**What is expected**
In the material below, please retype the lines from the very first through the one with "y_ticks = [0, 20, 40, 60, 80, 100, 120]", exactly and without pictures.

**Recorded information**
---------------

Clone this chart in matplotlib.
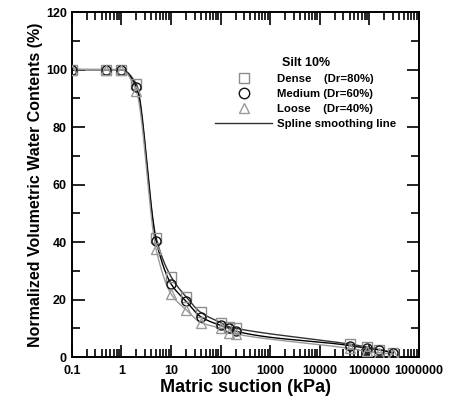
import numpy as np
import matplotlib
matplotlib.use("Agg")
import matplotlib.pyplot as plt
from matplotlib.lines import Line2D
from matplotlib.ticker import FixedLocator, FuncFormatter, LogLocator, NullFormatter, MultipleLocator

plt.rcParams["font.family"] = ["Liberation Sans", "DejaVu Sans"]
plt.rcParams["font.weight"] = "bold"

# ── data ──
suction = [0.1, 0.5, 1, 2, 5, 10, 20, 40, 100, 150, 200, 40000, 90000, 160000, 300000]
dense = [100, 100, 100, 95, 41.5, 28, 21, 15.5, 12, 10.5, 10, 4.5, 3.5, 2.5, 1.5]
medium = [100, 100, 100, 94, 40.5, 25.5, 19.5, 14, 11, 10, 9, 4, 3, 2.5, 1.5]
loose = [100, 100, 100, 92.5, 37.5, 22, 16.5, 12, 10, 8.5, 8, 3, 2, 1.5, 1]
x_ticks = [0.1, 1, 10, 100, 1000, 10000, 100000, 1000000]
y_ticks = [0, 20, 40, 60, 80, 100, 120]


def pchip(xk, yk, xs):
    """monotone cubic through the points (x in log10 space)"""
    xk = np.asarray(xk, float)
    yk = np.asarray(yk, float)
    h = np.diff(xk)
    d = np.diff(yk) / h
    n = len(xk)
    m = np.zeros(n)
    for k in range(1, n - 1):
        if d[k - 1] * d[k] > 0:
            w1 = 2 * h[k] + h[k - 1]
            w2 = h[k] + 2 * h[k - 1]
            m[k] = (w1 + w2) / (w1 / d[k - 1] + w2 / d[k])
    m[0] = d[0]
    m[-1] = d[-1]
    idx = np.clip(np.searchsorted(xk, xs) - 1, 0, n - 2)
    t = (xs - xk[idx]) / h[idx]
    h00 = 2 * t**3 - 3 * t**2 + 1
    h10 = t**3 - 2 * t**2 + t
    h01 = -2 * t**3 + 3 * t**2
    h11 = t**3 - t**2
    return h00 * yk[idx] + h10 * h[idx] * m[idx] + h01 * yk[idx + 1] + h11 * h[idx] * m[idx + 1]


fig = plt.figure(figsize=(4.49, 4.03), dpi=100)
ax = fig.add_axes([0.160, 0.114, 0.773, 0.856])

lx = np.log10(suction)
xs = np.linspace(lx[0], lx[-1], 600)

series = [
    (dense, "s", "#8c8c8c", "#333333"),
    (medium, "o", "#111111", "#000000"),
    (loose, "^", "#9a9a9a", "#9a9a9a"),
]
for vals, mk, mcol, lcol in series:
    ax.plot(10**xs, pchip(lx, vals, xs), color=lcol, lw=1.0, zorder=2)
for vals, mk, mcol, lcol in series:
    ax.plot(suction, vals, ls="none", marker=mk, ms=6.5, mfc="none",
            mec=mcol, mew=1.0, zorder=3)

ax.set_xscale("log")
ax.set_xlim(0.1, 1e6)
ax.set_ylim(0, 120)
ax.xaxis.set_major_locator(FixedLocator(x_ticks))
ax.xaxis.set_major_formatter(FuncFormatter(lambda v, p: f"{v:g}" if v < 1 else f"{int(round(v))}"))
ax.xaxis.set_minor_locator(LogLocator(base=10, subs=np.arange(2, 10)))
ax.xaxis.set_minor_formatter(NullFormatter())
ax.yaxis.set_major_locator(FixedLocator(y_ticks))
ax.yaxis.set_minor_locator(MultipleLocator(10))

ax.tick_params(which="both", direction="in", top=True, right=True, labelsize=9, width=1.2)
ax.tick_params(which="major", length=9)
ax.tick_params(which="minor", length=6)
ax.tick_params(axis="x", which="major", pad=6)
for lab in ax.get_xticklabels() + ax.get_yticklabels():
    lab.set_fontweight("bold")
for sp in ax.spines.values():
    sp.set_linewidth(1.4)

ax.set_xlabel("Matric suction (kPa)", fontsize=13, fontweight="bold", labelpad=1)
ax.set_ylabel("Normalized Volumetric Water Contents (%)", fontsize=11.5, fontweight="bold", labelpad=2)

handles = [
    Line2D([], [], ls="none", marker="s", ms=7.5, mfc="none", mec="#8c8c8c"),
    Line2D([], [], ls="none", marker="o", ms=7.5, mfc="none", mec="#111111"),
    Line2D([], [], ls="none", marker="^", ms=7.5, mfc="none", mec="#9a9a9a"),
    Line2D([], [], color="#333333", lw=1.0),
]
labels = ["Dense    (Dr=80%)", "Medium (Dr=60%)", "Loose    (Dr=40%)", "Spline smoothing line"]
leg = ax.legend(handles, labels, title="Silt 10%", loc="upper right",
                bbox_to_anchor=(0.957, 0.893), frameon=False, fontsize=8.2,
                title_fontsize=9, handlelength=5.0, handletextpad=0.4,
                labelspacing=0.45, borderpad=0.2)
leg.get_title().set_fontweight("bold")
for t in leg.get_texts():
    t.set_fontweight("bold")

fig.savefig("out.png", dpi=100)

---------------

**Solution to this problem**
Clone this chart in matplotlib.
import numpy as np
import matplotlib
matplotlib.use("Agg")
import matplotlib.pyplot as plt
from matplotlib.lines import Line2D
from matplotlib.ticker import FixedLocator, FuncFormatter, LogLocator, NullFormatter, MultipleLocator

plt.rcParams["font.family"] = ["Liberation Sans", "DejaVu Sans"]
plt.rcParams["font.weight"] = "bold"

# ── data ──
suction = [0.1, 0.5, 1, 2, 5, 10, 20, 40, 100, 150, 200, 40000, 90000, 160000, 300000]
dense = [100, 100, 100, 95, 41.5, 28, 21, 15.5, 12, 10.5, 10, 4.5, 3.5, 2.5, 1.5]
medium = [100, 100, 100, 94, 40.5, 25.5, 19.5, 14, 11, 10, 9, 4, 3, 2.5, 1.5]
loose = [100, 100, 100, 92.5, 37.5, 22, 16.5, 12, 10, 8.5, 8, 3, 2, 1.5, 1]
x_ticks = [0.1, 1, 10, 100, 1000, 10000, 100000, 1000000]
y_ticks = [0, 20, 40, 60, 80, 100, 120]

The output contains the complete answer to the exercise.